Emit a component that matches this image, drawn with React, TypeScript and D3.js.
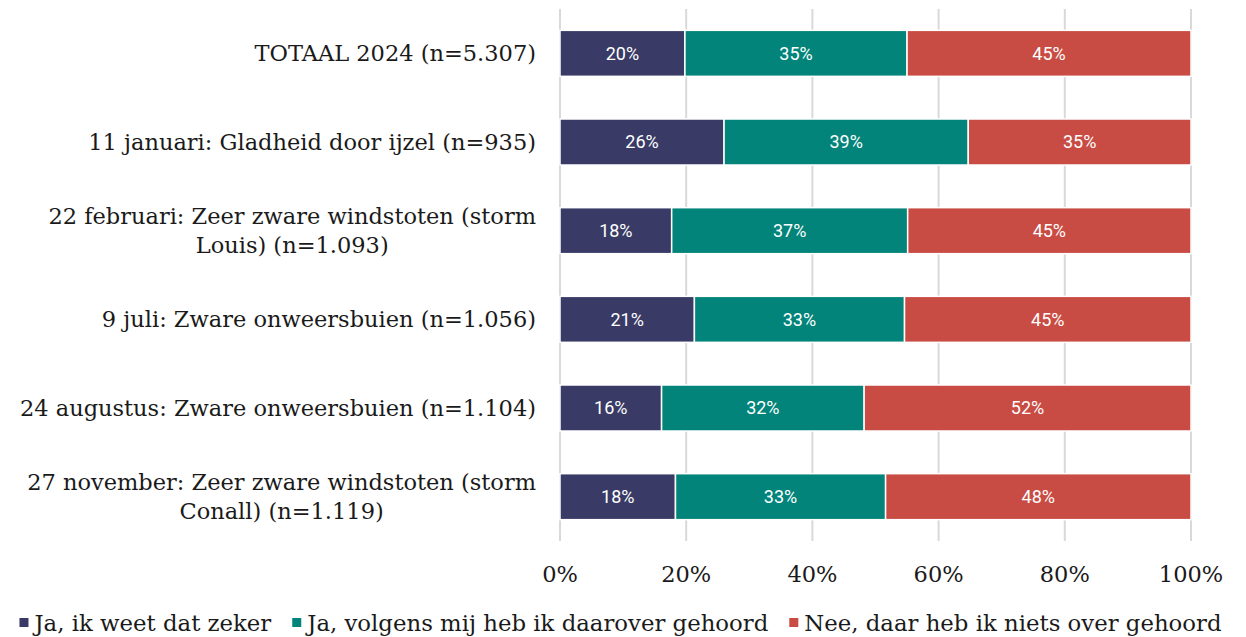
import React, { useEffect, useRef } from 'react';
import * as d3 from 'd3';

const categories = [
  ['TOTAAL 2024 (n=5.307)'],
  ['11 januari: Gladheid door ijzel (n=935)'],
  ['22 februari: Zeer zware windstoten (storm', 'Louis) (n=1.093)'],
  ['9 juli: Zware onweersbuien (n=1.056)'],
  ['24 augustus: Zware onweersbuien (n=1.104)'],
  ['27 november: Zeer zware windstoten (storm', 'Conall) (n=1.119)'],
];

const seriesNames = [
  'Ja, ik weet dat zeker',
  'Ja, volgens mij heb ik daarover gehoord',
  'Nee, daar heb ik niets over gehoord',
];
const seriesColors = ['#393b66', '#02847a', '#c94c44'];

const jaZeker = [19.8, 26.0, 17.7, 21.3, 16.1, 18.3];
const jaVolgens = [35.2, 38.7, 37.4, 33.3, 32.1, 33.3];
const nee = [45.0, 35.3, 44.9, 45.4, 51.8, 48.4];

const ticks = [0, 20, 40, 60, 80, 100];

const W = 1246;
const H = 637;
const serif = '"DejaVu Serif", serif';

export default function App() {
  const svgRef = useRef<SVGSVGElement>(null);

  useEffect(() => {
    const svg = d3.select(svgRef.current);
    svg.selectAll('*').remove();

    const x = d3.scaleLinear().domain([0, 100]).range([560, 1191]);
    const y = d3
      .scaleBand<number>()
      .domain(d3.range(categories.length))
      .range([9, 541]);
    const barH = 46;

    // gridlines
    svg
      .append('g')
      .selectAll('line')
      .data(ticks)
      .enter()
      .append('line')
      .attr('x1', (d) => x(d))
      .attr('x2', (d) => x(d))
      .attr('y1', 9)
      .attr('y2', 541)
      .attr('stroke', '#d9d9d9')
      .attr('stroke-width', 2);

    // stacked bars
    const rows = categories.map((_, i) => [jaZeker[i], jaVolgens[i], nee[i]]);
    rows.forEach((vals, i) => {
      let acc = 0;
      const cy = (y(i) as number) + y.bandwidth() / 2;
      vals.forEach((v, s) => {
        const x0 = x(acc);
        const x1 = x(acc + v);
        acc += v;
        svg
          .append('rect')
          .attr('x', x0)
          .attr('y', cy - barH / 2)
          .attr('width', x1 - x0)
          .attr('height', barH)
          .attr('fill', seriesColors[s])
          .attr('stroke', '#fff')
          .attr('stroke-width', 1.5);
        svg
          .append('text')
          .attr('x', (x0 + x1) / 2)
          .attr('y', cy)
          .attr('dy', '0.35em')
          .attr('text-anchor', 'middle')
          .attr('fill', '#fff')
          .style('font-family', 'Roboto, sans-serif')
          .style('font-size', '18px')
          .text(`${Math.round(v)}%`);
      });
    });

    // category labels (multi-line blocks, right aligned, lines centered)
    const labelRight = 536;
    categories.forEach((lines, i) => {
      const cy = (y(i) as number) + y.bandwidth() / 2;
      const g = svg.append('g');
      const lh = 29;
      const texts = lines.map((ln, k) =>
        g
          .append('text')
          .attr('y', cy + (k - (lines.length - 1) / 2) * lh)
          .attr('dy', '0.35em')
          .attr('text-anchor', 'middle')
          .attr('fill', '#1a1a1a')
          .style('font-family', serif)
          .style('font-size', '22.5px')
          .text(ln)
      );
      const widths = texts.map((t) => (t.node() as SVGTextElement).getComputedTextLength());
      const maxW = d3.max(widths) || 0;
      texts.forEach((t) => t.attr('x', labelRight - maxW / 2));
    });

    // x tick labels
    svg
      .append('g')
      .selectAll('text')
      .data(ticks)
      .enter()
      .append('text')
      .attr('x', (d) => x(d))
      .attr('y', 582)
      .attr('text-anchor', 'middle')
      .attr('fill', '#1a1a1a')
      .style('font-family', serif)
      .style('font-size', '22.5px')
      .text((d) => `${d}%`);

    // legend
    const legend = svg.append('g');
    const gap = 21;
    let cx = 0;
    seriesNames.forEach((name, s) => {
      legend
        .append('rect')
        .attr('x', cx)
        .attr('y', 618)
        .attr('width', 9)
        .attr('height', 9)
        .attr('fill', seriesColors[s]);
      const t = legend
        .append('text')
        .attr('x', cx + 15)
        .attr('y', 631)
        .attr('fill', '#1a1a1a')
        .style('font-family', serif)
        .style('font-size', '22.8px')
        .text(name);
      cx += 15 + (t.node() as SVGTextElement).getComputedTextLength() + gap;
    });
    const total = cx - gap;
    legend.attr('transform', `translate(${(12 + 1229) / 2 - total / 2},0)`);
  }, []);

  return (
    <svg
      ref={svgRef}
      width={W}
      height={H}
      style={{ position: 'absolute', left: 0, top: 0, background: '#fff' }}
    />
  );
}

------------------------

# [PROBLEM TO SOLVE]
Images should not appear in the copy; retype the listing above exactly.

# [EXERCISE RESULT]
Emit a component that matches this image, drawn with React, TypeScript and D3.js.
import React, { useEffect, useRef } from 'react';
import * as d3 from 'd3';

const categories = [
  ['TOTAAL 2024 (n=5.307)'],
  ['11 januari: Gladheid door ijzel (n=935)'],
  ['22 februari: Zeer zware windstoten (storm', 'Louis) (n=1.093)'],
  ['9 juli: Zware onweersbuien (n=1.056)'],
  ['24 augustus: Zware onweersbuien (n=1.104)'],
  ['27 november: Zeer zware windstoten (storm', 'Conall) (n=1.119)'],
];

const seriesNames = [
  'Ja, ik weet dat zeker',
  'Ja, volgens mij heb ik daarover gehoord',
  'Nee, daar heb ik niets over gehoord',
];
const seriesColors = ['#393b66', '#02847a', '#c94c44'];

const jaZeker = [19.8, 26.0, 17.7, 21.3, 16.1, 18.3];
const jaVolgens = [35.2, 38.7, 37.4, 33.3, 32.1, 33.3];
const nee = [45.0, 35.3, 44.9, 45.4, 51.8, 48.4];

const ticks = [0, 20, 40, 60, 80, 100];

const W = 1246;
const H = 637;
const serif = '"DejaVu Serif", serif';

export default function App() {
  const svgRef = useRef<SVGSVGElement>(null);

  useEffect(() => {
    const svg = d3.select(svgRef.current);
    svg.selectAll('*').remove();

    const x = d3.scaleLinear().domain([0, 100]).range([560, 1191]);
    const y = d3
      .scaleBand<number>()
      .domain(d3.range(categories.length))
      .range([9, 541]);
    const barH = 46;

    // gridlines
    svg
      .append('g')
      .selectAll('line')
      .data(ticks)
      .enter()
      .append('line')
      .attr('x1', (d) => x(d))
      .attr('x2', (d) => x(d))
      .attr('y1', 9)
      .attr('y2', 541)
      .attr('stroke', '#d9d9d9')
      .attr('stroke-width', 2);

    // stacked bars
    const rows = categories.map((_, i) => [jaZeker[i], jaVolgens[i], nee[i]]);
    rows.forEach((vals, i) => {
      let acc = 0;
      const cy = (y(i) as number) + y.bandwidth() / 2;
      vals.forEach((v, s) => {
        const x0 = x(acc);
        const x1 = x(acc + v);
        acc += v;
        svg
          .append('rect')
          .attr('x', x0)
          .attr('y', cy - barH / 2)
          .attr('width', x1 - x0)
          .attr('height', barH)
          .attr('fill', seriesColors[s])
          .attr('stroke', '#fff')
          .attr('stroke-width', 1.5);
        svg
          .append('text')
          .attr('x', (x0 + x1) / 2)
          .attr('y', cy)
          .attr('dy', '0.35em')
          .attr('text-anchor', 'middle')
          .attr('fill', '#fff')
          .style('font-family', 'Roboto, sans-serif')
          .style('font-size', '18px')
          .text(`${Math.round(v)}%`);
      });
    });

    // category labels (multi-line blocks, right aligned, lines centered)
    const labelRight = 536;
    categories.forEach((lines, i) => {
      const cy = (y(i) as number) + y.bandwidth() / 2;
      const g = svg.append('g');
      const lh = 29;
      const texts = lines.map((ln, k) =>
        g
          .append('text')
          .attr('y', cy + (k - (lines.length - 1) / 2) * lh)
          .attr('dy', '0.35em')
          .attr('text-anchor', 'middle')
          .attr('fill', '#1a1a1a')
          .style('font-family', serif)
          .style('font-size', '22.5px')
          .text(ln)
      );
      const widths = texts.map((t) => (t.node() as SVGTextElement).getComputedTextLength());
      const maxW = d3.max(widths) || 0;
      texts.forEach((t) => t.attr('x', labelRight - maxW / 2));
    });

    // x tick labels
    svg
      .append('g')
      .selectAll('text')
      .data(ticks)
      .enter()
      .append('text')
      .attr('x', (d) => x(d))
      .attr('y', 582)
      .attr('text-anchor', 'middle')
      .attr('fill', '#1a1a1a')
      .style('font-family', serif)
      .style('font-size', '22.5px')
      .text((d) => `${d}%`);

    // legend
    const legend = svg.append('g');
    const gap = 21;
    let cx = 0;
    seriesNames.forEach((name, s) => {
      legend
        .append('rect')
        .attr('x', cx)
        .attr('y', 618)
        .attr('width', 9)
        .attr('height', 9)
        .attr('fill', seriesColors[s]);
      const t = legend
        .append('text')
        .attr('x', cx + 15)
        .attr('y', 631)
        .attr('fill', '#1a1a1a')
        .style('font-family', serif)
        .style('font-size', '22.8px')
        .text(name);
      cx += 15 + (t.node() as SVGTextElement).getComputedTextLength() + gap;
    });
    const total = cx - gap;
    legend.attr('transform', `translate(${(12 + 1229) / 2 - total / 2},0)`);
  }, []);

  return (
    <svg
      ref={svgRef}
      width={W}
      height={H}
      style={{ position: 'absolute', left: 0, top: 0, background: '#fff' }}
    />
  );
}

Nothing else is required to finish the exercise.